WHAT THE TASK ASKS -
Your task is to reproduce, verbatim and without pictures, the lines from the opening of the listing through the line containing "color='#dcdcd6', linewidth=1.2, solid_capstyle='butt'))".

SUPPLIED MATERIAL -
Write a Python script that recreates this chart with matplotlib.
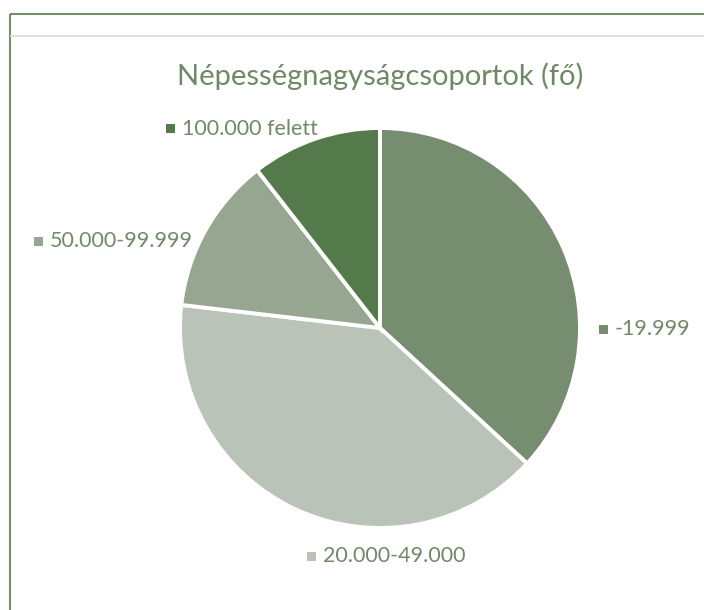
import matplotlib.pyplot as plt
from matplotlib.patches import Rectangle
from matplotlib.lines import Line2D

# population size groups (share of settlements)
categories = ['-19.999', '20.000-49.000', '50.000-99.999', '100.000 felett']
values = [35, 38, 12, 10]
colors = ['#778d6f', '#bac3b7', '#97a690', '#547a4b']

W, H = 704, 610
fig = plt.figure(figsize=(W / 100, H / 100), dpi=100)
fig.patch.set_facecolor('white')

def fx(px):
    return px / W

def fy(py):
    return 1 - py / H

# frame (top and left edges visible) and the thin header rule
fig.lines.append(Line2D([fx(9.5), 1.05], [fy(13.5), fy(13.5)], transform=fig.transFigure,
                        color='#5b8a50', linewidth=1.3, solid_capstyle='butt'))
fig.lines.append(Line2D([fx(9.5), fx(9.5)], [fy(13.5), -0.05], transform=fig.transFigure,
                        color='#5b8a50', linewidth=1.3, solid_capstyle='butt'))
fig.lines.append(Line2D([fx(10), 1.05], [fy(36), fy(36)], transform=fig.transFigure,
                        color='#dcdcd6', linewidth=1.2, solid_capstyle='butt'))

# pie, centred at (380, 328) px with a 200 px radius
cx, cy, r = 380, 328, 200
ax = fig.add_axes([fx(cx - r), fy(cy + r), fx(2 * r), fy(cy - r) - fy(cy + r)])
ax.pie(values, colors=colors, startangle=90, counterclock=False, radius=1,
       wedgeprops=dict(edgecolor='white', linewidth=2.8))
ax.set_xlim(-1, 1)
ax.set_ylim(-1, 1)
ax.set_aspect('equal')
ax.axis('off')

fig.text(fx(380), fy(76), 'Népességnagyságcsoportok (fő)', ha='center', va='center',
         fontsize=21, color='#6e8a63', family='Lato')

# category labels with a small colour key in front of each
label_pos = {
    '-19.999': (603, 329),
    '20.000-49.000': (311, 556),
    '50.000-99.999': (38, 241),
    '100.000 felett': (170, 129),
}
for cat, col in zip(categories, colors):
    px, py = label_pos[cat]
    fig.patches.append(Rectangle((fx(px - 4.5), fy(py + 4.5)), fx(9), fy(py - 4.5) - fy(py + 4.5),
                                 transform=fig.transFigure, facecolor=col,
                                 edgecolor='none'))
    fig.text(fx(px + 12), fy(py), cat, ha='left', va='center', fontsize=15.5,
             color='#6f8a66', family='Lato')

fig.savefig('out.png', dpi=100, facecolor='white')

EXPECTED ANSWER -
Write a Python script that recreates this chart with matplotlib.
import matplotlib.pyplot as plt
from matplotlib.patches import Rectangle
from matplotlib.lines import Line2D

# population size groups (share of settlements)
categories = ['-19.999', '20.000-49.000', '50.000-99.999', '100.000 felett']
values = [35, 38, 12, 10]
colors = ['#778d6f', '#bac3b7', '#97a690', '#547a4b']

W, H = 704, 610
fig = plt.figure(figsize=(W / 100, H / 100), dpi=100)
fig.patch.set_facecolor('white')

def fx(px):
    return px / W

def fy(py):
    return 1 - py / H

# frame (top and left edges visible) and the thin header rule
fig.lines.append(Line2D([fx(9.5), 1.05], [fy(13.5), fy(13.5)], transform=fig.transFigure,
                        color='#5b8a50', linewidth=1.3, solid_capstyle='butt'))
fig.lines.append(Line2D([fx(9.5), fx(9.5)], [fy(13.5), -0.05], transform=fig.transFigure,
                        color='#5b8a50', linewidth=1.3, solid_capstyle='butt'))
fig.lines.append(Line2D([fx(10), 1.05], [fy(36), fy(36)], transform=fig.transFigure,
                        color='#dcdcd6', linewidth=1.2, solid_capstyle='butt'))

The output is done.